MissWexford schrieb:Der gelangweilte Bürger freut sich über so viel Gerechtigkeit...und das ist auch gut so.
Der gelangweilte Bürger reagiert ja bereits jetzt schon und das hat Gründe.
Die Veröffentlichung von mutmaßlichem Fehlverhalten mit Namensnennung vor einem Urteil hat neben Befriedigung der Sensationslust auch eine erzieherische Funktion in der Gesellschaft. Ganz vergleichbar mit der mittelalterlichen primitiven Gerichtsbarkeit, dem Sozialkredit-System in China oder den Moderatoren-Kommentaren hier im Forum bei einer Usersperre.
Es ist eine Form des Anprangerns.
Leute werden bloßgestellt mit dem Hinweis "Das ist Pfui, das wollen wir nicht, macht es nicht nach."
Betroffen sind die unterschiedlichsten Fehlverhalten: Lügen, Straftaten, Hetze, Korruption, politische und wirtschaftliche Skandale.
Die Reaktion des Publikums ist (neben menschlicher Schadenfreude) empörtes Distanzieren von dem Fehlverhalten und die Forderung nach Reue und einem Besserverhalten. So wird die Reaktion erwartet und so fällt sie zumeist auch aus. Auch das ist grundsätzlich nicht zu beanstanden, die Mitglieder einer Gesellschaft sollen sich nämlich an die Regeln dieser Gesellschaft halten und die meisten sind dazu auch bereit und wollen ihre Bereitschaft dazu signalisieren.
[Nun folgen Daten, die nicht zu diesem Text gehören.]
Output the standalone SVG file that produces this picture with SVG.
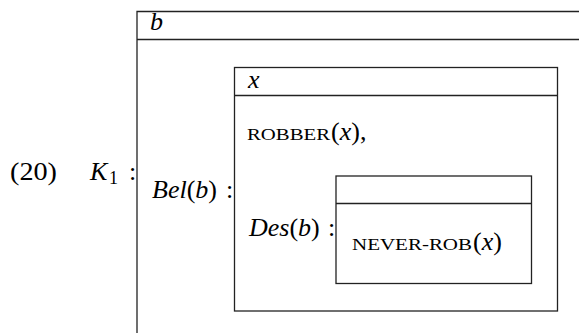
<svg xmlns="http://www.w3.org/2000/svg" width="579" height="333" viewBox="0 0 579 333">
<style>
  .ln{fill:none;stroke:#222;stroke-width:1.3}
  .t{font-family:"Liberation Serif","Times New Roman",serif;font-size:26px;fill:#000}
  .i{font-style:italic}
  .sc{font-size:17.5px}
  .sub{font-size:18px}
</style>
<rect width="579" height="333" fill="#fff"/>
<g id="label">
  <text class="t" x="10" y="180" textLength="47" lengthAdjust="spacingAndGlyphs">(20)</text>
  <text class="t" x="90" y="180"><tspan class="i">K</tspan><tspan class="sub" x="109" y="184">1</tspan><tspan x="129" y="180">:</tspan></text>
</g>
<g id="box-b">
  <path class="ln" d="M137,333 V11.5 H579 M137,39.5 H579"/>
  <text class="t i" x="150" y="30">b</text>
  <text class="t" x="152" y="198"><tspan class="i">Bel</tspan>(<tspan class="i">b</tspan>)<tspan x="226">:</tspan></text>
</g>
<g id="box-x">
  <rect class="ln" x="234.5" y="67.5" width="323" height="243.5"/>
  <path class="ln" d="M234.5,95.5 H557.5"/>
  <text class="t i" x="248" y="88">x</text>
  <text class="t sc" x="247" y="140" textLength="83" lengthAdjust="spacingAndGlyphs">ROBBER</text>
  <text class="t" x="331" y="140">(<tspan class="i">x</tspan>),</text>
  <text class="t" x="249" y="236"><tspan class="i">Des</tspan>(<tspan class="i">b</tspan>)<tspan x="328">:</tspan></text>
</g>
<g id="box-des">
  <rect class="ln" x="336" y="176" width="195.5" height="107.5"/>
  <path class="ln" d="M336,203.5 H531.5"/>
  <text class="t sc" x="352" y="250" textLength="120" lengthAdjust="spacingAndGlyphs">NEVER-ROB</text>
  <text class="t" x="473" y="250">(<tspan class="i">x</tspan>)</text>
</g>
<g id="connectors"></g>
</svg>
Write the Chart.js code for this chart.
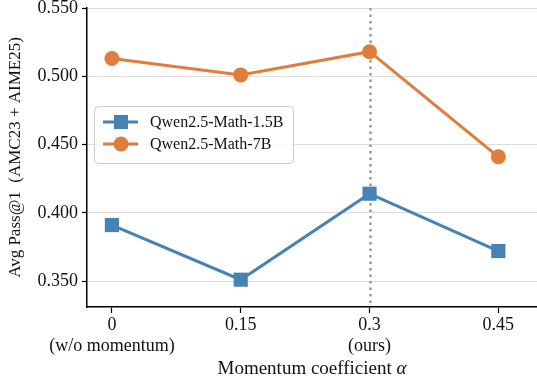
<!DOCTYPE html>
<html>
<head>
<meta charset="utf-8">
<script src="https://cdn.jsdelivr.net/npm/chart.js@4/dist/chart.umd.min.js"></script>
<style>
  html, body { margin: 0; padding: 0; background: #fff; }
  #wrap { width: 537px; height: 381px; }
</style>
</head>
<body>
<div id="wrap"><canvas id="c" width="537" height="381"></canvas></div>
<script>
// dữ liệu
const alphas = [0, 0.15, 0.3, 0.45];
const xLabels = [['0', '(w/o momentum)'], ['0.15'], ['0.3', '(ours)'], ['0.45']];
const qwen15b = [0.391, 0.351, 0.414, 0.372];
const qwen7b = [0.513, 0.501, 0.518, 0.441];
const yTicks = [0.350, 0.400, 0.450, 0.500, 0.550];
const oursAlpha = 0.3;

const serif = "'Liberation Serif', 'DejaVu Serif', serif";
const blue = '#4682b4';
const orange = '#e17d3a';

// đường chấm dọc tại alpha = 0.3
const vlinePlugin = {
  id: 'vline',
  beforeDatasetsDraw(chart) {
    const { ctx, chartArea, scales } = chart;
    const x = Math.round(scales.x.getPixelForValue(oursAlpha)) + 0.5;
    ctx.save();
    ctx.strokeStyle = '#999';
    ctx.lineWidth = 2.5;
    ctx.setLineDash([2.5, 4]);
    ctx.beginPath();
    ctx.moveTo(x, chartArea.top);
    ctx.lineTo(x, chartArea.bottom);
    ctx.stroke();
    ctx.restore();
  }
};

// tiêu đề trục x, chữ α in nghiêng
const xTitlePlugin = {
  id: 'xTitle',
  afterDraw(chart) {
    const { ctx, chartArea } = chart;
    const main = 'Momentum coefficient ';
    ctx.save();
    ctx.fillStyle = '#111';
    ctx.textBaseline = 'middle';
    ctx.font = '19px ' + serif;
    const w1 = ctx.measureText(main).width;
    ctx.font = 'italic 19px ' + serif;
    const w2 = ctx.measureText('α').width;
    const cx = (chartArea.left + chartArea.right) / 2;
    let x = cx - (w1 + w2) / 2;
    const y = 369;
    ctx.font = '19px ' + serif;
    ctx.fillText(main, x, y);
    ctx.font = 'italic 19px ' + serif;
    ctx.fillText('α', x + w1, y);
    ctx.restore();
  }
};

// chú thích đặt trong vùng vẽ
const legendPlugin = {
  id: 'innerLegend',
  afterDatasetsDraw(chart) {
    const { ctx } = chart;
    const bx = 94.5, by = 106.5, bw = 199, bh = 57;
    ctx.save();
    ctx.fillStyle = 'rgba(255,255,255,0.85)';
    ctx.strokeStyle = '#cccccc';
    ctx.lineWidth = 1;
    ctx.beginPath();
    ctx.roundRect(bx, by, bw, bh, 4);
    ctx.fill();
    ctx.stroke();
    chart.data.datasets.forEach((ds, i) => {
      const y = 122 + i * 22;
      ctx.strokeStyle = ds.borderColor;
      ctx.lineWidth = 3;
      ctx.beginPath();
      ctx.moveTo(103, y);
      ctx.lineTo(138, y);
      ctx.stroke();
      ctx.fillStyle = ds.backgroundColor;
      if (ds.pointStyle === 'rect') {
        ctx.fillRect(121 - 7, y - 7, 14, 14);
      } else {
        ctx.beginPath();
        ctx.arc(121, y, 7.5, 0, Math.PI * 2);
        ctx.fill();
      }
      ctx.fillStyle = '#111';
      ctx.font = '16px ' + serif;
      ctx.textBaseline = 'middle';
      ctx.fillText(ds.label, 150, y + 1);
    });
    ctx.restore();
  }
};

new Chart(document.getElementById('c'), {
  type: 'line',
  data: {
    datasets: [
      {
        label: 'Qwen2.5-Math-1.5B',
        data: alphas.map((a, i) => ({ x: a, y: qwen15b[i] })),
        borderColor: blue,
        backgroundColor: blue,
        borderWidth: 3,
        pointStyle: 'rect',
        pointRadius: 10,
        pointBorderWidth: 0,
        tension: 0
      },
      {
        label: 'Qwen2.5-Math-7B',
        data: alphas.map((a, i) => ({ x: a, y: qwen7b[i] })),
        borderColor: orange,
        backgroundColor: orange,
        borderWidth: 3,
        pointStyle: 'circle',
        pointRadius: 7.5,
        pointBorderWidth: 0,
        tension: 0
      }
    ]
  },
  options: {
    responsive: false,
    animation: false,
    layout: { autoPadding: false, padding: { top: 8, right: 0, left: 0, bottom: 0 } },
    plugins: {
      legend: { display: false },
      tooltip: { enabled: false }
    },
    scales: {
      x: {
        type: 'linear',
        min: -0.029,
        max: 0.495,
        afterBuildTicks: s => { s.ticks = alphas.map(v => ({ value: v })); },
        afterFit: s => { s.height = 74; s.paddingRight = 0; s.paddingLeft = 0; },
        ticks: {
          color: '#111',
          font: { family: serif, size: 18, lineHeight: 1.2 },
          padding: 1,
          maxRotation: 0,
          callback: (v) => {
            const i = alphas.indexOf(v);
            return i >= 0 ? xLabels[i] : '';
          }
        },
        grid: { drawOnChartArea: false, tickLength: 6, tickColor: '#000', tickWidth: 1.2 },
        border: { color: '#000', width: 1.5 },
        title: { display: false }
      },
      y: {
        min: 0.331,
        max: 0.550,
        afterBuildTicks: s => { s.ticks = yTicks.map(v => ({ value: v })); },
        afterFit: s => { s.width = 87; s.paddingTop = 0; s.paddingBottom = 0; },
        ticks: {
          color: '#111',
          font: { family: serif, size: 18 },
          padding: 4,
          callback: v => v.toFixed(3)
        },
        grid: { color: '#dddddd', lineWidth: 1, tickLength: 5, tickColor: '#000', tickWidth: 1.2 },
        border: { color: '#000', width: 1.5 },
        title: {
          display: true,
          text: 'Avg Pass@1  (AMC23 + AIME25)',
          color: '#111',
          font: { family: serif, size: 17 },
          padding: { top: 5, bottom: 2 }
        }
      }
    }
  },
  plugins: [vlinePlugin, legendPlugin, xTitlePlugin]
});
</script>
</body>
</html>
Obwohl eine abschreckende und strafende Wirkung der öffentlichen Rufschädigung eindeutig vorhanden und erfolgreich ist, sind gewisse außerstaatliche (in China auch staatliche) Mittel aber arg grenzwertig und zu hinterfragen.
Es besteht nunmal immer die Möglichkeit, zu Unrecht oder absolut unverhältnismäßig an den Pranger gestellt zu werden und das ist irreparabel.
Im Fall Metzelders ist es daher problematisch, dass sein Name genannt wurde. Sein Fehlverhalten, sollte er es begangen haben, erfordert angemessene Strafe, aber der Pranger als schonungslose "soziale Zusatzstrafe" war verfrüht und übertrieben.
Nicht verwunderlich oder verabscheuungswürdig sind hingegen die allgemeinen Reaktionen auf den Pranger (empörtes Distanzieren). Sie entsprechen dem normalen "Reflex" desjenigen, der sich an die Regeln hält und das auch kundtun möchte.
Es ist daher wenig sinnvoll, diesen Reflex mit persönlichen Herabsetzungen zu kritisieren, das sollte besser in Form einer Auseinandersetzung mit den Hintergründen passieren.